I think that everyone can acknowledge the good of using REST as a _user_ of a
web application -- which is what the REST literature addresses anyway. But is
REST going help app developers deliver features in a timely manner? Is it the
most agile way to develop? Not necessarily.

<controversial>If you follow REST to its purist implications, you probably
wouldn't have a dynamic web application at all. Instead, you'd have a
interlinked mesh of of hand-written HTML pages that cover every representation
of the application. Hello, Early Web!</controversial>

So anyway, if REST works for you, awesome; as long as you've designed your
resources and interfaces intelligibly, you're helping to make the waters of
the internet easier to navigate.
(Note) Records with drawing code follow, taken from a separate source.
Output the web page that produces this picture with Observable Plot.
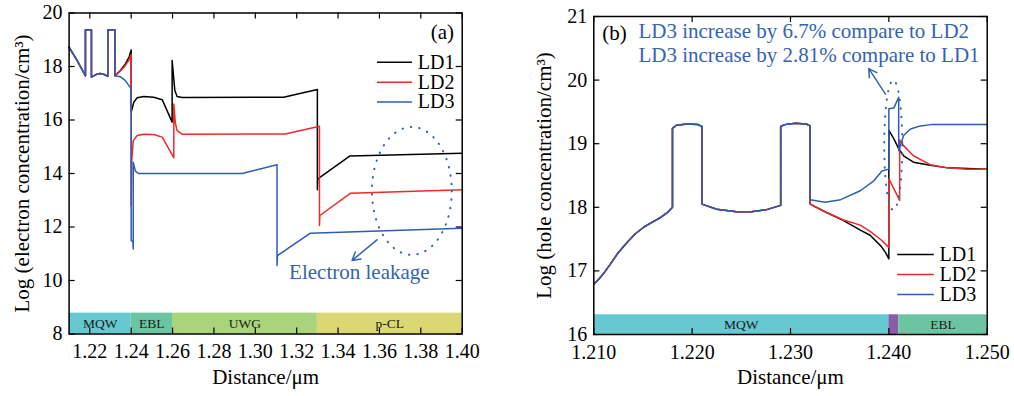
<!DOCTYPE html>
<html><head><meta charset="utf-8">
<script src="https://cdn.jsdelivr.net/npm/d3@7"></script>
<script src="https://cdn.jsdelivr.net/npm/@observablehq/plot@0.6"></script>
<style>
body{margin:0;background:#fff;}
#wrap{position:relative;width:1014px;height:396px;overflow:hidden;}
#a{position:absolute;left:0;top:0;}
#b{position:absolute;left:500px;top:0;}
</style></head><body><div id="wrap"><div id="a"></div><div id="b"></div></div>
<script>
// ---------- Panel (a): electron concentration ----------
const aLD1x = [1.2100,1.2139,1.2179,1.2179,1.2208,1.2208,1.2230,1.2250,1.2270,1.2287,1.2287,1.2321,1.2321,1.2348,1.2372,1.2390,1.2400,1.2400,1.2413,1.2429,1.2461,1.2509,1.2550,1.2598,1.2598,1.2611,1.2622,1.2646,1.3137,1.3300,1.3300,1.3302,1.3456,1.4000];
const aLD1y = [18.72,18.22,17.65,19.37,19.37,17.60,17.70,17.74,17.70,17.63,19.37,19.37,17.65,17.85,18.10,18.35,18.62,16.29,16.67,16.83,16.88,16.85,16.76,15.92,18.22,17.10,16.88,16.84,16.85,17.14,13.39,13.80,14.65,14.76];
const aLD2x = [1.2100,1.2139,1.2179,1.2179,1.2208,1.2208,1.2230,1.2250,1.2270,1.2287,1.2287,1.2321,1.2321,1.2348,1.2372,1.2390,1.2400,1.2400,1.2403,1.2410,1.2429,1.2461,1.2509,1.2550,1.2606,1.2606,1.2614,1.2622,1.2646,1.3145,1.3310,1.3310,1.3312,1.3459,1.4000];
const aLD2y = [18.72,18.22,17.65,19.37,19.37,17.60,17.70,17.74,17.70,17.63,19.37,19.37,17.65,17.83,18.04,18.25,18.45,12.80,14.50,15.23,15.42,15.47,15.46,15.36,14.59,16.60,15.86,15.60,15.47,15.48,15.77,12.06,12.43,13.26,13.39];
const aLD3x = [1.2100,1.2139,1.2179,1.2179,1.2208,1.2208,1.2230,1.2250,1.2270,1.2287,1.2287,1.2321,1.2321,1.2348,1.2372,1.2397,1.2400,1.2400,1.2408,1.2410,1.2410,1.2420,1.2435,1.2936,1.3105,1.3105,1.3107,1.3266,1.4000];
const aLD3y = [18.72,18.22,17.65,19.37,19.37,17.60,17.70,17.74,17.70,17.63,19.37,19.37,17.65,17.62,17.47,17.20,17.15,11.50,11.45,11.18,14.42,14.10,14.00,14.00,14.33,10.56,10.93,11.77,11.95];
const aRegions = ["MQW","EBL","UWG","p-CL"];
const aRegionX1 = [1.21,1.24,1.26,1.33];
const aRegionX2 = [1.24,1.26,1.33,1.40];
const aRegionColors = ["#66c8d1","#6cc5a2","#a9d47c","#dbd873"];
const aXTicks = [1.22,1.24,1.26,1.28,1.30,1.32,1.34,1.36,1.38,1.40];
const aYTicks = [8,10,12,14,16,18,20];

// ---------- Panel (b): hole concentration ----------
const bSharedX = [1.2100,1.2105,1.2111,1.2117,1.2125,1.2134,1.2142,1.2151,1.2160,1.2168,1.2175,1.2180,1.2180,1.2184,1.2195,1.2206,1.2210,1.2210,1.2225,1.2245,1.2260,1.2275,1.2290,1.2290,1.2294,1.2305,1.2316,1.2320];
const bSharedY = [16.79,16.87,16.98,17.11,17.29,17.45,17.58,17.69,17.77,17.84,17.92,18.00,19.24,19.29,19.31,19.30,19.27,18.05,17.97,17.93,17.93,17.96,18.03,19.27,19.30,19.32,19.31,19.28];
const bLD1x = [1.2320,1.2335,1.2354,1.2371,1.2381,1.2392,1.2397,1.2400,1.2400,1.2405,1.2410,1.2415,1.2425,1.2442,1.2460,1.2500];
const bLD1y = [18.05,17.93,17.79,17.64,17.56,17.39,17.28,17.19,19.21,19.08,18.92,18.81,18.71,18.66,18.62,18.60];
const bLD2x = [1.2320,1.2335,1.2354,1.2371,1.2381,1.2392,1.2400,1.2400,1.2411,1.2411,1.2415,1.2425,1.2442,1.2460,1.2480,1.2500];
const bLD2y = [18.05,17.93,17.80,17.72,17.62,17.49,17.37,18.45,18.11,19.06,18.97,18.81,18.67,18.62,18.60,18.60];
const bLD3x = [1.2320,1.2335,1.2351,1.2371,1.2385,1.2393,1.2400,1.2400,1.2405,1.24085,1.2410,1.2410,1.2415,1.2422,1.2432,1.2443,1.2500];
const bLD3y = [18.12,18.08,18.12,18.26,18.42,18.57,18.60,19.55,19.56,19.68,19.73,18.89,19.13,19.23,19.28,19.30,19.30];
const bRegions = ["MQW","","EBL"];
const bRegionX1 = [1.210,1.240,1.241];
const bRegionX2 = [1.240,1.241,1.250];
const bRegionColors = ["#66c8d1","#8d5aa8","#6cc5a2"];
const bXTicks = [1.210,1.220,1.230,1.240,1.250];
const bYTicks = [16,17,18,19,20,21];

const seriesNames = ["LD1","LD2","LD3"];
const seriesColors = ["#000000","#f02a2a","#2d5db3"];
const noteBlue = "#3563b0";
const FONT = "Liberation Serif, Times New Roman, serif";

const pts = (xs, ys) => xs.map((x, i) => [x, ys[i]]);

// annotation geometry (data coords)
const aEllipse = {cx: 1.3759, cy: 13.33, rx: 0.0193, ry: 2.39};
const aArrow = [{x1: 1.3588, y1: 11.52, x2: 1.3468, y2: 10.75}];
const aNote = [{x: 1.3503, y: 10.30, t: "Electron leakage"}];
const aLegendY = [18.16, 17.41, 16.67];
const aLegendX = [1.3588, 1.3757, 1.3785];
const bEllipse = {cx: 1.24050, cy: 18.97, rx: 0.00092, ry: 1.02};
const bArrow = [{x1: 1.23966, y1: 19.78, x2: 1.23796, y2: 20.18}];
const bNotes = [{x: 1.21454, y: 20.764, t: "LD3 increase by 6.7% compare to LD2"},
                {x: 1.21454, y: 20.387, t: "LD3 increase by 2.81% compare to LD1"}];
const bLegendY = [17.258, 16.943, 16.629];
const bLegendX = [1.24085, 1.24457, 1.24515];

function ellipseMark(e) {
  return (index, scales) => {
    const ns = "http://www.w3.org/2000/svg";
    const el = document.createElementNS(ns, "ellipse");
    const cx = scales.x(e.cx), cy = scales.y(e.cy);
    el.setAttribute("cx", cx);
    el.setAttribute("cy", cy);
    el.setAttribute("rx", Math.abs(scales.x(e.cx + e.rx) - cx));
    el.setAttribute("ry", Math.abs(scales.y(e.cy + e.ry) - cy));
    el.setAttribute("fill", "none");
    el.setAttribute("stroke", noteBlue);
    el.setAttribute("stroke-width", 2);
    el.setAttribute("stroke-linecap", "round");
    el.setAttribute("stroke-dasharray", "0.5 8");
    return el;
  };
}

function panel(cfg) {
  const innerH = cfg.height - cfg.mt - cfg.mb;
  const innerW = cfg.width - cfg.ml - cfg.mr;
  const bands = cfg.regions.map((r, i) => ({r, x1: cfg.rx1[i], x2: cfg.rx2[i], c: cfg.rcol[i]}));
  const legend = seriesNames.map((n, i) => ({n, c: seriesColors[i], y: cfg.legY[i]}));
  const marks = [
    Plot.rect(bands, {x1: "x1", x2: "x2", y1: cfg.yDomain[0], y2: cfg.bandTop, fill: "c"}),
    Plot.text(bands.filter(d => d.r), {x: d => (d.x1 + d.x2) / 2, y: (cfg.yDomain[0] + cfg.bandTop) / 2, text: "r", fontSize: 13.5, fill: "#1a1a1a"}),
    ...cfg.series.map((s, i) => Plot.line(s, {stroke: seriesColors[i], strokeWidth: 1.5})),
    ellipseMark(cfg.ellipse),
    Plot.arrow(cfg.arrow, {x1: "x1", y1: "y1", x2: "x2", y2: "y2", stroke: noteBlue, strokeWidth: 1.5, headLength: 9}),
    Plot.text(cfg.notes, {x: "x", y: "y", text: "t", fill: noteBlue, fontSize: 21, textAnchor: cfg.noteAnchor}),
    Plot.link(legend, {x1: cfg.legX[0], x2: cfg.legX[1], y1: "y", y2: "y", stroke: "c", strokeWidth: 1.5}),
    Plot.text(legend, {x: cfg.legX[2], y: "y", text: "n", textAnchor: "start", fontSize: 20, fill: "black"}),
    Plot.text([cfg.tag], {x: cfg.tagPos[0], y: cfg.tagPos[1], text: d => d, fontSize: 21, fill: "black"}),
    // inward ticks on all four sides
    Plot.tickX(cfg.xTicks, {x: d => d, insetTop: innerH - 6, stroke: "black", strokeWidth: 1.2}),
    Plot.tickX(cfg.xTicks, {x: d => d, insetBottom: innerH - 6, stroke: "black", strokeWidth: 1.2}),
    Plot.tickY(cfg.yTicks, {y: d => d, insetRight: innerW - 6, stroke: "black", strokeWidth: 1.2}),
    Plot.tickY(cfg.yTicks, {y: d => d, insetLeft: innerW - 6, stroke: "black", strokeWidth: 1.2}),
    Plot.axisX({ticks: cfg.xTicks, tickSize: 0, tickPadding: 10, tickFormat: d3.format(cfg.xFmt), label: null, fontSize: 20}),
    Plot.axisY({ticks: cfg.yTicks, tickSize: 0, tickPadding: 6.5, tickFormat: d3.format("d"), label: null, fontSize: 20}),
    Plot.frame({stroke: "black", strokeWidth: 1.5}),
    Plot.text([cfg.xLabel], {frameAnchor: "bottom", dy: 43, text: d => d, textAnchor: "middle", lineAnchor: "middle", fontSize: 21, fill: "black"}),
    Plot.text([cfg.yLabel], {frameAnchor: "left", dx: cfg.yLabelDx, rotate: -90, text: d => d, textAnchor: "middle", lineAnchor: "middle", fontSize: 21, fill: "black"})
  ];
  return Plot.plot({
    width: cfg.width, height: cfg.height,
    marginLeft: cfg.ml, marginRight: cfg.mr, marginTop: cfg.mt, marginBottom: cfg.mb,
    x: {domain: cfg.xDomain},
    y: {domain: cfg.yDomain},
    style: {fontFamily: FONT, fontSize: "20px", color: "black", background: "white", overflow: "visible"},
    marks
  });
}

const plotA = panel({
  width: 500, height: 396, ml: 68.6, mr: 38.3, mt: 12.5, mb: 62.5,
  xDomain: [1.21, 1.40], yDomain: [8, 20], bandTop: 8.78,
  regions: aRegions, rx1: aRegionX1, rx2: aRegionX2, rcol: aRegionColors,
  series: [pts(aLD1x, aLD1y), pts(aLD2x, aLD2y), pts(aLD3x, aLD3y)],
  ellipse: aEllipse, arrow: aArrow, notes: aNote, noteAnchor: "middle",
  legY: aLegendY, legX: aLegendX, tag: "(a)", tagPos: [1.3904, 19.27],
  xTicks: aXTicks, yTicks: aYTicks, xFmt: ".2f",
  xLabel: "Distance/μm", yLabel: "Log (electron concentration/cm³)", yLabelDx: -46.6
});
const plotB = panel({
  width: 514, height: 396, ml: 93.3, mr: 27.3, mt: 16, mb: 62,
  xDomain: [1.21, 1.25], yDomain: [16, 21], bandTop: 16.31,
  regions: bRegions, rx1: bRegionX1, rx2: bRegionX2, rcol: bRegionColors,
  series: [pts(bSharedX, bSharedY).concat(pts(bLD1x, bLD1y)), pts(bSharedX, bSharedY).concat(pts(bLD2x, bLD2y)), pts(bSharedX, bSharedY).concat(pts(bLD3x, bLD3y))],
  ellipse: bEllipse, arrow: bArrow, notes: bNotes, noteAnchor: "start",
  legY: bLegendY, legX: bLegendX, tag: "(b)", tagPos: [1.2121, 20.73],
  xTicks: bXTicks, yTicks: bYTicks, xFmt: ".3f",
  xLabel: "Distance/μm", yLabel: "Log (hole concentration/cm³)", yLabelDx: -49.3
});
document.getElementById("a").appendChild(plotA);
document.getElementById("b").appendChild(plotB);
</script></body></html>
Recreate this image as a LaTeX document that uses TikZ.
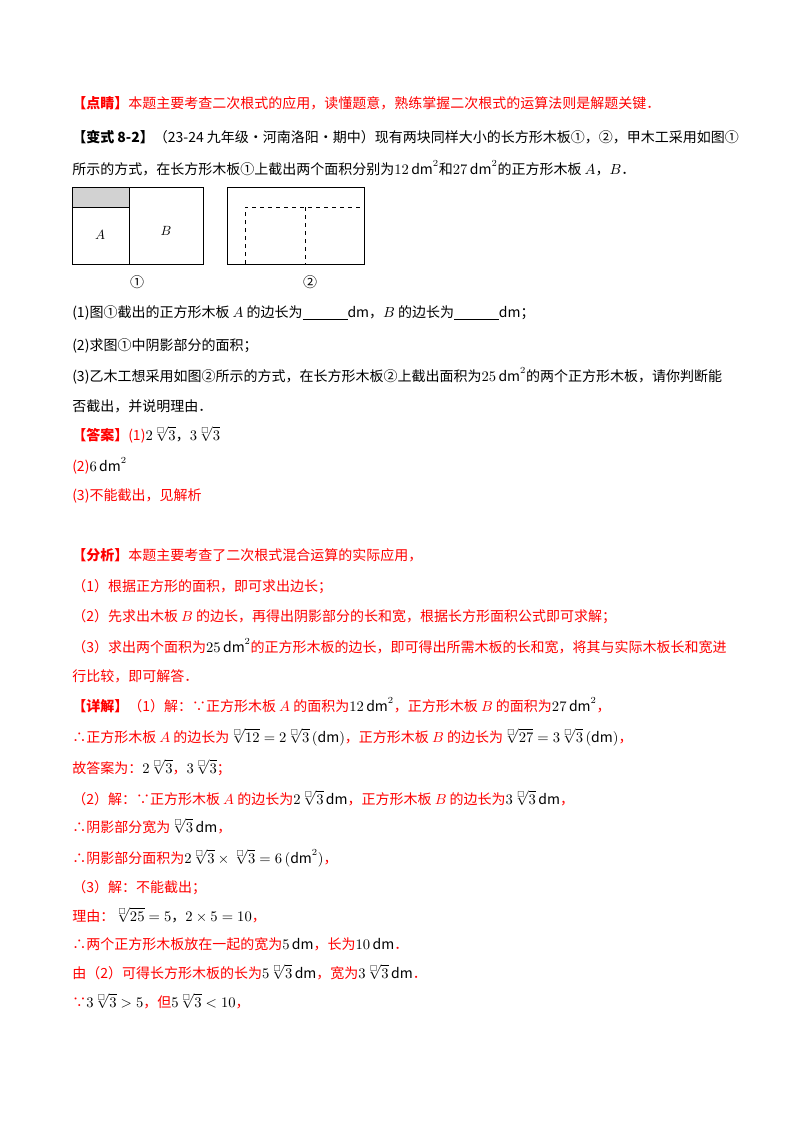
\documentclass[tikz,border=0pt]{standalone}
\usepackage{amssymb}
\usepackage{fontspec}
\setmainfont{Noto Sans CJK SC}
\newcommand\rt[1]{\textcolor{red}{#1}}
\newcommand\rd[1]{\ensuremath{\sqrt[\scriptscriptstyle\square]{#1}}}
\newcommand\dmq{\,\mathrm{dm}^2}
\newcommand\dmm{\,\mathrm{dm}}
\begin{document}
\begin{tikzpicture}[x=0.75pt,y=-0.75pt,
  ln/.style={anchor=base west,inner sep=0pt,font=\fontsize{10.5}{12}\selectfont},
  bx/.style={draw,line width=0.6pt},
  ds/.style={dashed,line width=0.6pt}]
\useasboundingbox (0,0) rectangle (800,1132);
\node[ln] (l1) at (72,108) {\rt{\textbf{【点睛】}本题主要考查二次根式的应用，读懂题意，熟练掌握二次根式的运算法则是解题关键．}};
\node[ln] (l2) at (72,142) {\textbf{【变式 8-2】}（23-24 九年级·河南洛阳·期中）现有两块同样大小的长方形木板①，②，甲木工采用如图①};
\node[ln] (l3) at (72,174) {所示的方式，在长方形木板①上截出两个面积分别为$12\dmq$和$27\dmq$的正方形木板 $A$，$B$．};
% figure 1
\fill[gray!35] (72,187) rectangle (129,207);
\draw[bx] (72,187) rectangle (203,264);
\draw[bx] (129,187) -- (129,264);
\draw[bx] (72,207) -- (129,207);
\node (fa) at (100,235) {$A$};
\node (fb) at (166,231) {$B$};
\node (c1) at (137,282) {\fontsize{10.5}{12}\selectfont ①};
% figure 2
\draw[bx] (227,187) rectangle (364,264);
\draw[ds] (245,264) -- (245,207) -- (364,207);
\draw[ds] (305,207) -- (305,264);
\node (c2) at (310,282) {\fontsize{10.5}{12}\selectfont ②};
\node[ln] (l4) at (72,317) {(1)图①截出的正方形木板 $A$ 的边长为\underline{\hspace{3.2em}}$\mathrm{dm}$，$B$ 的边长为\underline{\hspace{3.2em}}$\mathrm{dm}$；};
\node[ln] (l5) at (72,350) {(2)求图①中阴影部分的面积；};
\node[ln] (l6) at (72,381) {(3)乙木工想采用如图②所示的方式，在长方形木板②上截出面积为$25\dmq$的两个正方形木板，请你判断能};
\node[ln] (l7) at (72,411) {否截出，并说明理由．};
\node[ln] (l8) at (72,440) {\rt{\textbf{【答案】}(1)}$2\rd{3}$，$3\rd{3}$};
\node[ln] (l9) at (72,471) {\rt{(2)}$6\dmq$};
\node[ln] (l10) at (72,500) {\rt{(3)不能截出，见解析}};
\node[ln] (l11) at (72,560) {\rt{\textbf{【分析】}本题主要考查了二次根式混合运算的实际应用，}};
\node[ln] (l12) at (72,591) {\rt{（1）根据正方形的面积，即可求出边长；}};
\node[ln] (l13) at (72,621) {\rt{（2）先求出木板 $B$ 的边长，再得出阴影部分的长和宽，根据长方形面积公式即可求解；}};
\node[ln] (l14) at (72,652) {\rt{（3）求出两个面积为}$25\dmq$\rt{的正方形木板的边长，即可得出所需木板的长和宽，将其与实际木板长和宽进}};
\node[ln] (l15) at (72,681) {\rt{行比较，即可解答．}};
\node[ln] (l16) at (72,711) {\rt{\textbf{【详解】}（1）解：∵正方形木板 $A$ 的面积为}$12\dmq$\rt{，正方形木板 $B$ 的面积为}$27\dmq$\rt{，}};
\node[ln] (l17) at (72,742) {\rt{∴正方形木板 $A$ 的边长为}$\rd{12}=2\rd{3}\,(\mathrm{dm})$\rt{，正方形木板 $B$ 的边长为}$\rd{27}=3\rd{3}\,(\mathrm{dm})$\rt{，}};
\node[ln] (l18) at (72,773) {\rt{故答案为：}$2\rd{3}$\rt{，}$3\rd{3}$\rt{；}};
\node[ln] (l19) at (72,804) {\rt{（2）解：∵正方形木板 $A$ 的边长为}$2\rd{3}\dmm$\rt{，正方形木板 $B$ 的边长为}$3\rd{3}\dmm$\rt{，}};
\node[ln] (l20) at (72,832) {\rt{∴阴影部分宽为}$\rd{3}\dmm$\rt{，}};
\node[ln] (l21) at (72,863) {\rt{∴阴影部分面积为}$2\rd{3}\times\rd{3}=6\,(\mathrm{dm}^2)$\rt{，}};
\node[ln] (l22) at (72,892) {\rt{（3）解：不能截出；}};
\node[ln] (l23) at (72,921) {\rt{理由：}$\rd{25}=5$，$2\times5=10$\rt{，}};
\node[ln] (l24) at (72,949) {\rt{∴两个正方形木板放在一起的宽为}$5\dmm$\rt{，长为}$10\dmm$\rt{．}};
\node[ln] (l25) at (72,978) {\rt{由（2）可得长方形木板的长为}$5\rd{3}\dmm$\rt{，宽为}$3\rd{3}\dmm$\rt{．}};
\node[ln] (l26) at (72,1007) {\rt{∵}$3\rd{3}>5$\rt{，但}$5\rd{3}<10$\rt{，}};
\end{tikzpicture}
\end{document}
It SOAP/RPC isn't working for you, maybe you
should try REST. But if SOAP/RPC is serving you just fine, don't let this
topic rock your boat.

------
sabat
For the record, Dave Winer didn't come up with SOAP, and didn't do with a
"bunch of folks from Microsoft". SOAP sucks and it's largely due to MS'
influence, but Winer merely came up with XML-RPC, which is pretty close to
Damien's idea that maybe POST is enough.

Not that I'm a Winer fan -- his behavior oddly reflects his surname -- but
facts is facts. Dave understands the need for simplicity, and needless to say,
the SOAP folks don't.